Brianna Chavez and Rebekah Snyder

As a high school student, my interviewers attended my school’s performance of the musical Chicago. They went into the play with high expectations, after hearing about the incredible talent of our school’s drama department. Needless to say, the production exceeded every expectation they had.


Chicago, tells the story of two women, Roxie Hart, and Velma Kelly, who are guilty of murder in 1920s Chicago.


Chicago is known for its unique storytelling and iconic songs. As we’ve interviewed a few students here at Buena Park High school we were able to get a more in-depth behind-the-scenes look into the effortlessly captured play by this wonderful musical produced here at BPHS. Mackenzie Shane, a 12th grader played two major parts in this musical as she was Main Cast and publicist in Theatre Cabinet.  


Her role in the musical production of Chicago was rthe Matron of the prison, Matron “Mama” Morton. Mama is this “overly confident, exaggerated caricature who is very into bribery and exploitation,” said Mackenzie.


To truly capture the character, of Mama, Mackenzie had to step out of her comfort zone to embody this role “a lot” as she wasn’t “used to being so exaggerated and so overly confident. It’s not that I’m not a confident person, but to act so beyond confident in everything I do, the movements, the way I talk, it was crazy.”


The high school production captured the mood and tone of the music perfectly.

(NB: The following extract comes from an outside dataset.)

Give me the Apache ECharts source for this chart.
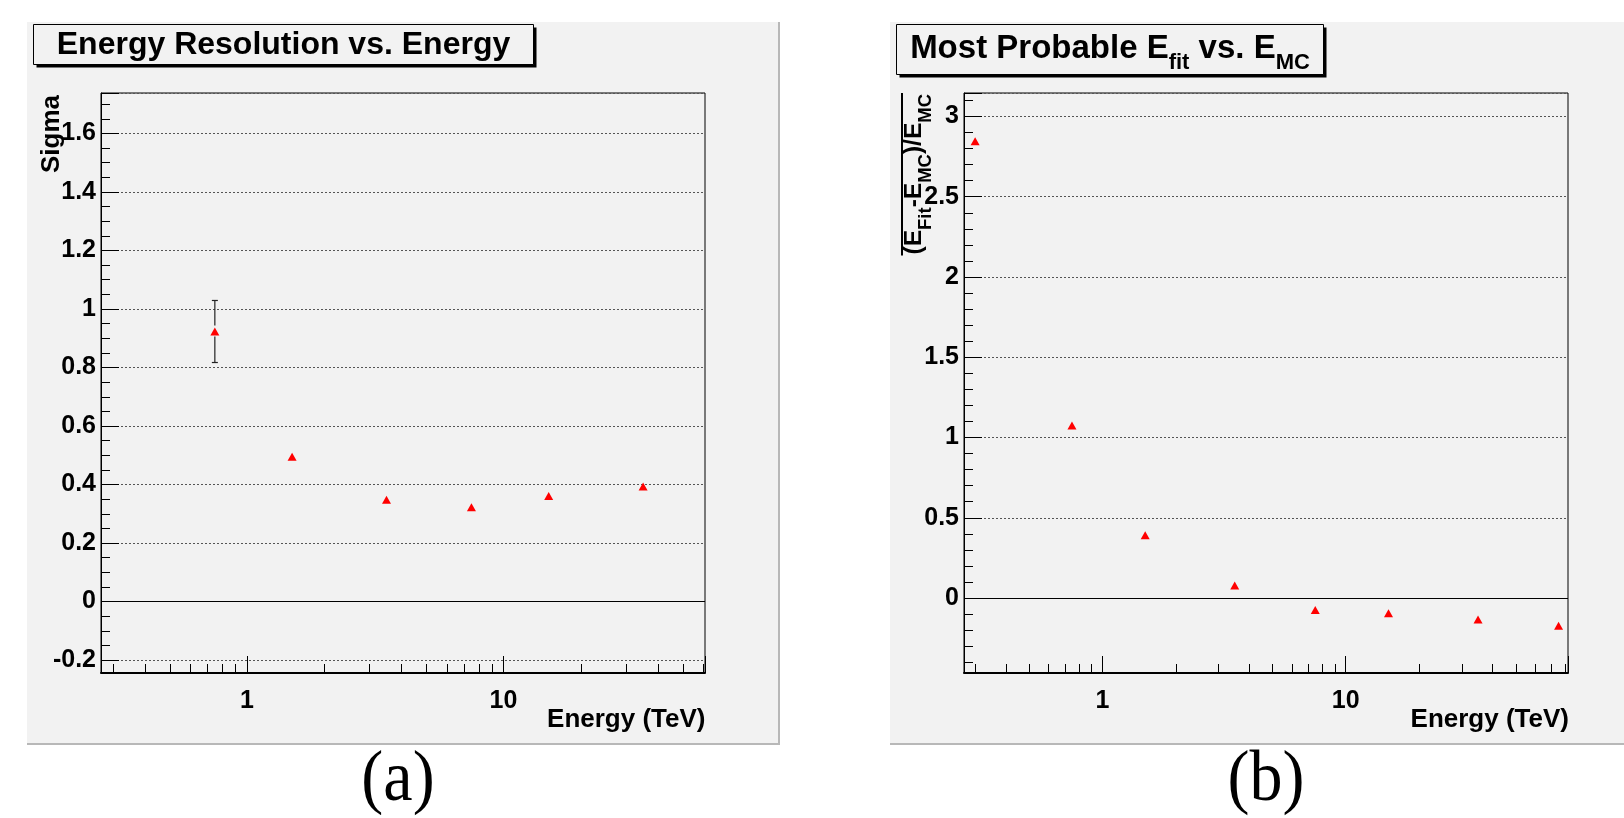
<!DOCTYPE html>
<html>
<head>
<meta charset="utf-8">
<script src="https://cdn.jsdelivr.net/npm/echarts@6.0.0/dist/echarts.min.js"></script>
<style>
html,body{margin:0;padding:0;background:#ffffff;}
#chart{width:1624px;height:818px;}
</style>
</head>
<body>
<div id="chart"></div>
<script>
// ---------------- data ----------------
const energyA   = [0.75, 1.5, 3.5, 7.5, 15, 35];
const sigmaA    = [0.923, 0.495, 0.348, 0.322, 0.361, 0.393];
const sigmaErrA = [0.106, 0, 0, 0, 0, 0];

const energyB = [0.3, 0.75, 1.5, 3.5, 7.5, 15, 35, 75];
const biasB   = [2.845, 1.075, 0.391, 0.078, -0.075, -0.095, -0.133, -0.172];

const yTicksA = [-0.2, 0, 0.2, 0.4, 0.6, 0.8, 1, 1.2, 1.4, 1.6];
const yTicksB = [0, 0.5, 1, 1.5, 2, 2.5, 3];
const xTickLabels = [1, 10];
const xMinorTicksA = [0.3, 0.4, 0.5, 0.6, 0.7, 0.8, 0.9, 2, 3, 4, 5, 6, 7, 8, 9, 20, 30, 40, 50, 60];
const xMinorTicksB = [0.3, 0.4, 0.5, 0.6, 0.7, 0.8, 0.9, 2, 3, 4, 5, 6, 7, 8, 9, 20, 30, 40, 50, 60, 70, 80];

const xRangeA = [0.27, 61];
const yRangeA = [-0.244, 1.738];
const xRangeB = [0.27, 82];
const yRangeB = [-0.467, 3.146];

// ---------------- helpers ----------------
const FONT = '"Liberation Sans", Arial, Helvetica, sans-serif';
const SERIF = '"Liberation Serif", "Times New Roman", serif';
const mctx = document.createElement('canvas').getContext('2d');
function tw(text, size, weight, fam) {
  mctx.font = (weight || 'bold') + ' ' + size + 'px ' + (fam || FONT);
  return mctx.measureText(text).width;
}
function textEl(str, x, baseline, size, opts) {
  opts = opts || {};
  const shift = opts.family === SERIF ? 0.3375 : 0.3465;
  const sy = opts.scaleY || 1;
  const al = opts.align || 'left';
  return {
    type: 'text', x: x, y: baseline - shift * size * sy, scaleY: sy, z: opts.z || 20, silent: true,
    style: {
      text: str, fill: '#000', fontSize: size, fontWeight: opts.weight || 'bold',
      fontFamily: opts.family || FONT, align: al, textAlign: al,
      verticalAlign: 'middle', textVerticalAlign: 'middle'
    }
  };
}
function rowEls(segs, startX, baseline) {
  let x = startX; const els = [];
  segs.forEach(function (s) {
    els.push(textEl(s.t, x, baseline + (s.dy || 0), s.s));
    x += tw(s.t, s.s);
  });
  return els;
}
function rowWidth(segs) {
  return segs.reduce(function (a, s) { return a + tw(s.t, s.s); }, 0);
}
function fmtY(ticks) {
  return function (v) {
    for (let i = 0; i < ticks.length; i++) if (Math.abs(v - ticks[i]) < 1e-6) return String(ticks[i]);
    return '';
  };
}
function fmtX(v) {
  for (let i = 0; i < xTickLabels.length; i++)
    if (Math.abs(v - xTickLabels[i]) < 1e-6 * xTickLabels[i]) return String(xTickLabels[i]);
  return '';
}

function xAxisCfg(gi, range) {
  return {
    type: 'log', logBase: 10, gridIndex: gi, min: range[0], max: range[1],
    axisLine: { show: true, onZero: false, lineStyle: { color: '#000', width: 2 } },
    axisTick: { show: true, inside: true, length: 17, lineStyle: { color: '#000', width: 1 } },
    minorTick: { show: false },
    splitLine: { show: false },
    axisLabel: {
      show: true, interval: 0, margin: 16, formatter: fmtX, color: '#000',
      fontFamily: FONT, fontWeight: 'bold', fontSize: 25
    }
  };
}
function yAxisCfg(gi, range, step, minorSplit, ticks, padTop) {
  return {
    type: 'value', gridIndex: gi, min: range[0], max: range[1],
    splitNumber: Math.round((range[1] - range[0]) / step),
    minInterval: step, maxInterval: step,
    axisLine: { show: true, onZero: false, lineStyle: { color: '#000', width: 1 } },
    axisTick: { show: true, inside: true, length: 18, lineStyle: { color: '#000', width: 1 } },
    minorTick: { show: true, splitNumber: minorSplit, length: 9, lineStyle: { color: '#000', width: 1 } },
    splitLine: { show: true, lineStyle: { color: '#555', width: 1, type: [2, 2] } },
    minorSplitLine: { show: false },
    axisLabel: {
      show: true, interval: 0, margin: 5, formatter: fmtY(ticks), color: '#000',
      fontFamily: FONT, fontWeight: 'bold', fontSize: 25, padding: [padTop, 0, 0, 0]
    }
  };
}
function pointSeries(gi, xs, ys) {
  return {
    type: 'scatter', xAxisIndex: gi, yAxisIndex: gi, z: 6,
    data: xs.map(function (x, i) { return [x, ys[i]]; }),
    symbol: 'triangle', symbolSize: [9, 8],
    itemStyle: { color: '#ff0000', opacity: 1 },
    markLine: {
      silent: true, symbol: 'none', animation: false, label: { show: false },
      lineStyle: { color: '#000', width: 1, type: 'solid' },
      data: [{ yAxis: 0 }]
    }
  };
}
function errSeries(gi, xs, ys, es) {
  return {
    type: 'custom', xAxisIndex: gi, yAxisIndex: gi, z: 5, silent: true,
    encode: { x: 0, y: 1 },
    data: xs.map(function (x, i) { return [x, ys[i], es[i]]; }),
    renderItem: function (p, api) {
      const x = api.value(0), y = api.value(1), e = api.value(2);
      if (!(e > 0)) return { type: 'group', children: [] };
      const c = api.coord([x, y]);
      const t = api.coord([x, y + e]);
      const b = api.coord([x, y - e]);
      const st = { stroke: '#222', lineWidth: 1.2 };
      return {
        type: 'group', children: [
          { type: 'line', shape: { x1: c[0], y1: t[1], x2: c[0], y2: c[1] - 6 }, style: st },
          { type: 'line', shape: { x1: c[0], y1: c[1] + 5, x2: c[0], y2: b[1] }, style: st },
          { type: 'line', shape: { x1: c[0] - 3, y1: t[1], x2: c[0] + 3, y2: t[1] }, style: st },
          { type: 'line', shape: { x1: c[0] - 3, y1: b[1], x2: c[0] + 3, y2: b[1] }, style: st }
        ]
      };
    }
  };
}
function minorTickSeries(gi, ticks, yMin) {
  return {
    type: 'custom', xAxisIndex: gi, yAxisIndex: gi, z: 3, silent: true,
    encode: { x: 0, y: 1 },
    data: ticks.map(function (v) { return [v, yMin]; }),
    renderItem: function (p, api) {
      const c = api.coord([api.value(0), api.value(1)]);
      const xx = Math.round(c[0]) + 0.5;
      return { type: 'line', shape: { x1: xx, y1: c[1], x2: xx, y2: c[1] - 9 }, style: { stroke: '#000', lineWidth: 1 } };
    }
  };
}

// ---------------- graphic (pads, titles, axis titles) ----------------
const graphics = [];
// pads
graphics.push({ type: 'rect', z: -10, silent: true, shape: { x: 27, y: 22, width: 752, height: 722 }, style: { fill: '#f2f2f2' } });
graphics.push({ type: 'line', z: -9, silent: true, shape: { x1: 779, y1: 22, x2: 779, y2: 744 }, style: { stroke: '#b8b8b8', lineWidth: 2 } });
graphics.push({ type: 'line', z: -9, silent: true, shape: { x1: 27, y1: 744, x2: 780, y2: 744 }, style: { stroke: '#b8b8b8', lineWidth: 2 } });
graphics.push({ type: 'rect', z: -10, silent: true, shape: { x: 890, y: 22, width: 760, height: 722 }, style: { fill: '#f2f2f2' } });
graphics.push({ type: 'line', z: -9, silent: true, shape: { x1: 890, y1: 744, x2: 1624, y2: 744 }, style: { stroke: '#b8b8b8', lineWidth: 2 } });

// title boxes
function titleBox(x, y, w, h) {
  graphics.push({ type: 'rect', z: 15, silent: true, shape: { x: x + 3, y: y + 3, width: w, height: h }, style: { fill: '#000' } });
  graphics.push({ type: 'rect', z: 16, silent: true, shape: { x: x, y: y, width: w, height: h }, style: { fill: '#f2f2f2', stroke: '#000', lineWidth: 1 } });
}
titleBox(33.5, 24.5, 500, 40);
titleBox(896.5, 24.5, 427, 50);

const titleASegs = [{ t: 'Energy Resolution vs. Energy', s: 32 }];
const wA = rowWidth(titleASegs);
rowEls(titleASegs, 283.5 - wA / 2, 56).forEach(function (e) { graphics.push(e); });

const titleBSegs = [
  { t: 'Most Probable E', s: 33 }, { t: 'fit', s: 22, dy: 10 },
  { t: ' vs. E', s: 33 }, { t: 'MC', s: 22, dy: 10 }
];
const wB = rowWidth(titleBSegs);
rowEls(titleBSegs, 1110 - wB / 2, 60.5).forEach(function (e) { graphics.push(e); });

// x-axis titles
graphics.push(textEl('Energy (TeV)', 705.5, 728.5, 26, { align: 'right' }));
graphics.push(textEl('Energy (TeV)', 1569, 728.5, 26, { align: 'right' }));

// y-axis title (a)
graphics.push({
  type: 'group', x: 61, y: 95, rotation: Math.PI / 2,
  children: [textEl('Sigma', 0, 0, 26, { align: 'right' })]
});
// y-axis title (b)
const yTitleBSegs = [
  { t: '(', s: 24.5 }, { t: 'E', s: 24.5 }, { t: 'Fit', s: 18.5, dy: 9 }, { t: '-', s: 24.5 },
  { t: 'E', s: 24.5 }, { t: 'MC', s: 18.5, dy: 9 }, { t: ')', s: 24.5 }, { t: '/', s: 24.5 },
  { t: 'E', s: 24.5 }, { t: 'MC', s: 18.5, dy: 9 }
];
const wYB = rowWidth(yTitleBSegs);
const ybChildren = rowEls(yTitleBSegs, -wYB, 0);
ybChildren.push({ type: 'line', z: 20, silent: true, shape: { x1: -wYB - 1, y1: -21, x2: 1, y2: -21 }, style: { stroke: '#000', lineWidth: 2 } });
graphics.push({ type: 'group', x: 923, y: 94, rotation: Math.PI / 2, children: ybChildren });

// panel labels
graphics.push(textEl('(a)', 398, 805, 66, { align: 'center', weight: 'normal', family: SERIF, scaleY: 1.1 }));
graphics.push(textEl('(b)', 1266, 805, 66, { align: 'center', weight: 'normal', family: SERIF, scaleY: 1.1 }));

// ---------------- chart ----------------
const chart = echarts.init(document.getElementById('chart'), null, { renderer: 'canvas', width: 1624, height: 818 });
chart.setOption({
  animation: false,
  backgroundColor: '#ffffff',
  grid: [
    { left: 101, top: 93, width: 604, height: 580, show: true, borderColor: '#000', borderWidth: 1, backgroundColor: 'transparent', containLabel: false, outerBoundsMode: 'none' },
    { left: 964, top: 93, width: 604, height: 580, show: true, borderColor: '#000', borderWidth: 1, backgroundColor: 'transparent', containLabel: false, outerBoundsMode: 'none' }
  ],
  xAxis: [xAxisCfg(0, xRangeA), xAxisCfg(1, xRangeB)],
  yAxis: [
    yAxisCfg(0, yRangeA, 0.2, 4, yTicksA, 8),
    yAxisCfg(1, yRangeB, 0.5, 5, yTicksB, 6)
  ],
  series: [
    minorTickSeries(0, xMinorTicksA, yRangeA[0]),
    minorTickSeries(1, xMinorTicksB, yRangeB[0]),
    errSeries(0, energyA, sigmaA, sigmaErrA),
    pointSeries(0, energyA, sigmaA),
    pointSeries(1, energyB, biasB)
  ],
  graphic: { elements: graphics }
});
</script>
</body>
</html>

The set was a black-and-white design, which allowed for the bright costumes and choreography to really brighten up the stage. The orchestra, played by students, was presented flawlessly, adding to the overall energy of the musical.

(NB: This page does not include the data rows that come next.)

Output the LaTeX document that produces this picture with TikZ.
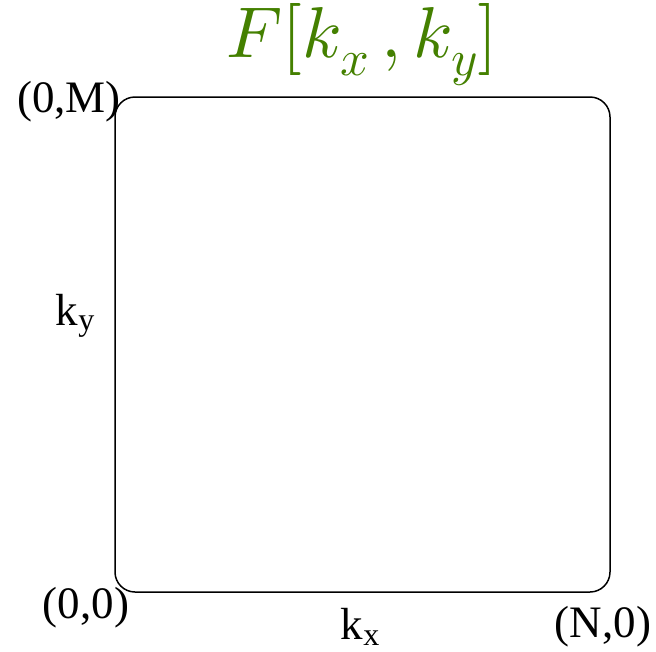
\documentclass[tikz,border=0pt]{standalone}
\usepackage{fontspec}
\setmainfont{Liberation Serif}
\usepackage{unicode-math}
\setmathfont{Latin Modern Math}
\definecolor{titlegreen}{RGB}{68,128,0}
\newcommand{\mysub}[1]{\raisebox{-0.12em}{\fontsize{32}{34}\selectfont #1}}
\begin{document}
\begin{tikzpicture}[x=1pt,y=-1pt,
  lbl/.style={inner sep=0pt,font=\fontsize{45}{48}\selectfont},
  box/.style={draw=black,line width=1.5pt,rounded corners=20pt}]
\useasboundingbox (0,0) rectangle (656,651);
\draw[box] (115,97) rectangle (610,592);
\node[inner sep=0pt,text=titlegreen,font=\fontsize{72}{75}\selectfont] (title) at (362,45) {$F[k_x\,,k_y]$};
\node[lbl] (om) at (69,102) {(0,M)};
\node[lbl] (oo) at (86,608) {(0,0)};
\node[lbl] (no) at (603,627) {(N,0)};
\node[lbl] (kx) at (360,627) {k\mysub{x}};
\node[lbl] (ky) at (75,316) {k\mysub{y}};
\end{tikzpicture}
\end{document}
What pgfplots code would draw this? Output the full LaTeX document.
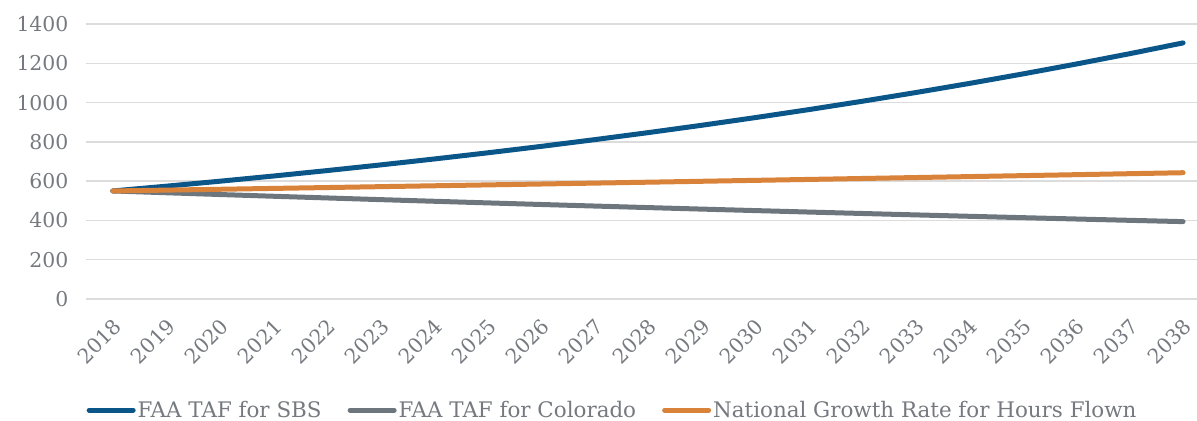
\documentclass[border=0pt]{standalone}
\usepackage{fontspec}
\setmainfont{DejaVu Serif}
\usepackage{pgfplots}
\pgfplotsset{compat=1.18}

\definecolor{sbsblue}{HTML}{0B5689}
\definecolor{cogray}{HTML}{6E767D}
\definecolor{natorange}{HTML}{D9823A}
\definecolor{txtgray}{HTML}{767A80}
\definecolor{gridgray}{HTML}{DCDCDC}

\begin{document}
\begin{tikzpicture}[x=1bp,y=1bp]
  \begin{axis}[
      scale only axis,
      width=1111bp, height=275bp,
      xmin=2017.5, xmax=2038.26,
      ymin=0, ymax=1400,
      ytick={0,200,...,1400},
      xtick={2018,2019,...,2038},
      axis line style={draw=none},
      major tick length=0pt,
      ymajorgrids=true,
      grid style={gridgray, line width=1.5bp},
      /pgf/number format/assume math mode=true,
      /pgf/number format/1000 sep={},
      tick label style={font=\fontsize{20.5}{24}\selectfont, text=txtgray},
      yticklabel style={xshift=-14bp},
      xticklabel style={rotate=45, anchor=east, xshift=-10bp, yshift=-20.5bp},
      legend columns=3,
      legend style={at={(0.474,-0.404)}, anchor=center, draw=none,
        font=\fontsize{21.5}{25}\selectfont, text=txtgray,
        /tikz/every even column/.append style={column sep=24bp}},
      legend image code/.code={
        \draw[#1, line width=5bp, line cap=round] (0bp,0bp) -- (44bp,0bp);},
      clip=false,
    ]
    \addplot[sbsblue, line width=5bp, line cap=round] coordinates {
      (2018,550.0) (2019,574.3) (2020,599.6) (2021,626.0) (2022,653.6)
      (2023,682.5) (2024,712.6) (2025,744.0) (2026,776.8) (2027,811.1)
      (2028,846.8) (2029,884.2) (2030,923.2) (2031,963.9) (2032,1006.4)
      (2033,1050.8) (2034,1097.1) (2035,1145.5) (2036,1196.0) (2037,1248.7)
      (2038,1303.8)
    };
    \addlegendentry{FAA TAF for SBS}
    \addplot[cogray, line width=5bp, line cap=round] coordinates {
      (2018,550.0) (2019,540.9) (2020,531.9) (2021,523.1) (2022,514.5)
      (2023,505.9) (2024,497.6) (2025,489.3) (2026,481.2) (2027,473.3)
      (2028,465.4) (2029,457.7) (2030,450.2) (2031,442.7) (2032,435.4)
      (2033,428.2) (2034,421.1) (2035,414.1) (2036,407.3) (2037,400.5)
      (2038,393.9)
    };
    \addlegendentry{FAA TAF for Colorado}
    \addplot[natorange, line width=5bp, line cap=round] coordinates {
      (2018,550.0) (2019,554.3) (2020,558.6) (2021,563.0) (2022,567.4)
      (2023,571.9) (2024,576.4) (2025,580.9) (2026,585.4) (2027,590.0)
      (2028,594.6) (2029,599.3) (2030,604.0) (2031,608.7) (2032,613.5)
      (2033,618.3) (2034,623.1) (2035,628.0) (2036,632.9) (2037,637.9)
      (2038,642.9)
    };
    \addlegendentry{National Growth Rate for Hours Flown}
  \end{axis}
  \pgfresetboundingbox
  \path (-86bp,-122bp) rectangle (1111bp,299bp);
\end{tikzpicture}
\end{document}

However, the real star of the show was the cast. The lead was played by an incredibly talented high school student, Talia, who played one of the leads, Roxie Hart, who brought an unmatched charisma and stage presence to the show.


Mackenzie Shane believed that Talia “really, really stepped out of her comfort zone. She’s never been in a production before, but to be able to just completely embody her character is beyond impressive, especially with her stage fright. I’m very, very proud of her.” She worked incredibly well. The supporting cast was equally as impressive, doing complex choreography with ease. The choreography was aggressive and captivating, drawing the audience in and keeping them on the edge of their seats.


Overall, our high school production of Chicago was a beautiful and well played performance. The talent displayed by the cast and crew was amazing, making it an unforgettable experience. It’s performances like these that truly show the incredible arts programs that high schools have to offer, like ours at BPHS and it’s a reminder of the importance of supporting the arts in education.